İktidar baskısına bir de yöneticiler hakkındaki görevi ihmal ve yolsuzluk iddiaları da eklenince kurum hem borç batağına girdi de hem de 2019’da kayyum atandı. Basın, sonun başlangıcı olan bu gelişmelere yeterli ilgiyi göstermedi ve yaşanan bu olaylar gündeme gelmedi. Öyle ki THK’da kayyum dönemi süresiz uzatıldı ancak kamuoyunda olayın vahametine ilişkin farkındalık oluşturulamadı. Kayyum heyetinin görevinin süresiz uzatılmasında iki hususun etkili olduğu iddia ediliyor. Bunlardan ilki; havacılık alanında uluslararası sertifika verebilen tek kurumun THK olması iddiası. Bu iddiaya göre, esas amaç Türkiye Hava Sporları Federasyonu’na (THSF) THK’nın yetkisini devredebilmek ve THSF’ye sertifika yetkisi kazandırmak. Diğer iddiaysa Türkiye sathına yayılmış birçok taşınmazı ve mal varlığı olan THK’nın bu varlıklarına el koyma imkânı elde edilmesi.
"ŞAHSİ MENFAAT VE HIRSLAR CUMHURİYET DEĞERİMİZ VE ATATÜRK’ÜN EMANETİ THK’NIN BAŞARISININ VE HATTA VAR OLMASININ ÖNÜNE GEÇİYOR”

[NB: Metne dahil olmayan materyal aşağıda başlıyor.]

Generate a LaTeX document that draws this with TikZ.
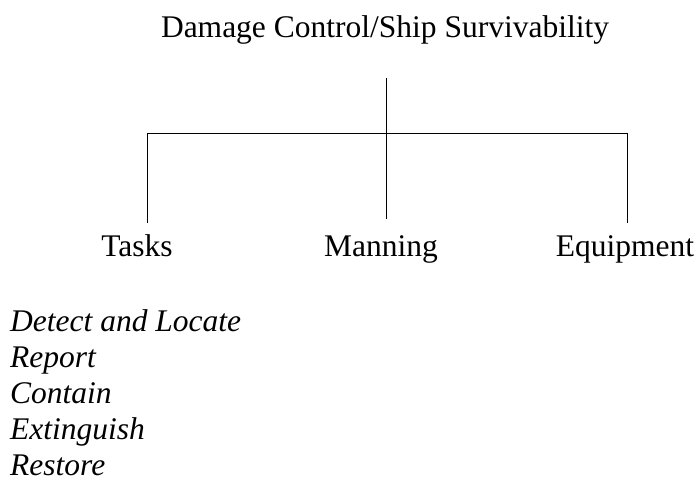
\documentclass[tikz,border=0pt]{standalone}
\usepackage{fontspec}
\setmainfont{Liberation Serif}
\begin{document}
\begin{tikzpicture}[x=1pt,y=-1pt,
    lbl/.style={font=\fontsize{31.5}{36}\selectfont,inner sep=0pt,anchor=base},
    item/.style={lbl,font=\fontsize{31.5}{36}\selectfont\itshape,anchor=base west}]
      \useasboundingbox (0,0) rectangle (699,483);
      \node[lbl] (title) at (385,37) {Damage Control/Ship Survivability};
      \coordinate (top) at (386,78);
      \coordinate (midL) at (147,133);
      \coordinate (midR) at (627,133);
      \coordinate (endL) at (147,223);
      \coordinate (endM) at (386,219);
      \coordinate (endR) at (627,223);
      \draw[line width=1pt] (top) -- (endM);
      \draw[line width=1pt] (endL) -- (midL) -- (midR) -- (endR);
      \node[lbl] (tasks) at (137,256) {Tasks};
      \node[lbl] (manning) at (381,256) {Manning};
      \node[lbl] (equip) at (625,256) {Equipment};
      \foreach \t [count=\i] in {Detect and Locate,Report,Contain,Extinguish,Restore}
        \node[item] (task\i) at (10,295+36*\i) {\t};
    \end{tikzpicture}
\end{document}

Ne acıdır ki THK’yı ele geçirme planları ara verilmeden ilerledi, ilerlemeye devam ediyor. Öyle ki basında yer alan iddialara göre, THK ana binasında görevli bazı personel sürgün ediliyor. Söz konusu personel, THK Üniversitesi, Gökçen Havacılık İktisadi İşletmesi ve THK Vakfı’nda görevlendirerek tarihi kurum binasından uzaklaştırılıyor ve açılan yerlere tarihi kurum kültüründen ve tecrübeden yoksun THSF’nin istediği siyasi olarak iktidara yakın isimler yerleştiriliyor. Mevcut durumda, kayyumlarla ve havacılıkla ilgisi olmayan atamalarla THK şekillendirilmeye ve içi boşaltılmaya çalışılıyor. Şu unutulmamalı ki yönetimler hataya düşebilir, başarısız olabilir. Mevzuat dışında ve gayri hukuki uygulamalar yapan yöneticiler cezalandırılır ve başarılı yönetimlerin tesis edilmesi için süreç mevzuata uygun şekilde ilerler. Ancak Türk havacılığının gurur kaynağı, Atatürk’ün emaneti THK’nın yıpratılması ve yapısının bozulması Cumhuriyetimizin bu köklü kurumunu yıpratıyor, şahsi menfaat ve hırslar Cumhuriyet değerimiz olan Atatürk’ün emaneti bu kurumun başarısının ve hatta var olmasının önüne geçiyor.
"TÜRKİYE’DE HAVACILIĞA GÖNÜL VERENLERİN KURUMDAKİ DÖNÜŞÜM ZORLAMALARINA SESSİZ KALMALARI DA TARİHE NOT DÜŞÜLECEKTİR”
Son söz olarak Türkiye’de askeri ya da sivil havacılığa gönül verenlerin bu kurumdaki değişim ve dönüşüm zorlamalarına sessiz kalmaları da acı bir tecrübe olarak mutlaka tarihe not düşülecektir. THK, Atatürk ilkelerine ve Cumhuriyet mirasına saygı için de önem taşıyor. Sorumluların derhal gerekli düzenlemeleri yaparak THK'yı eski günlerine kavuşturmasını ve Atatürk'ün bu emanetine sahip çıkmasını bekliyoruz. Aksi takdirde THK'nın kaderi, tarihe kara bir leke olarak geçecektir.”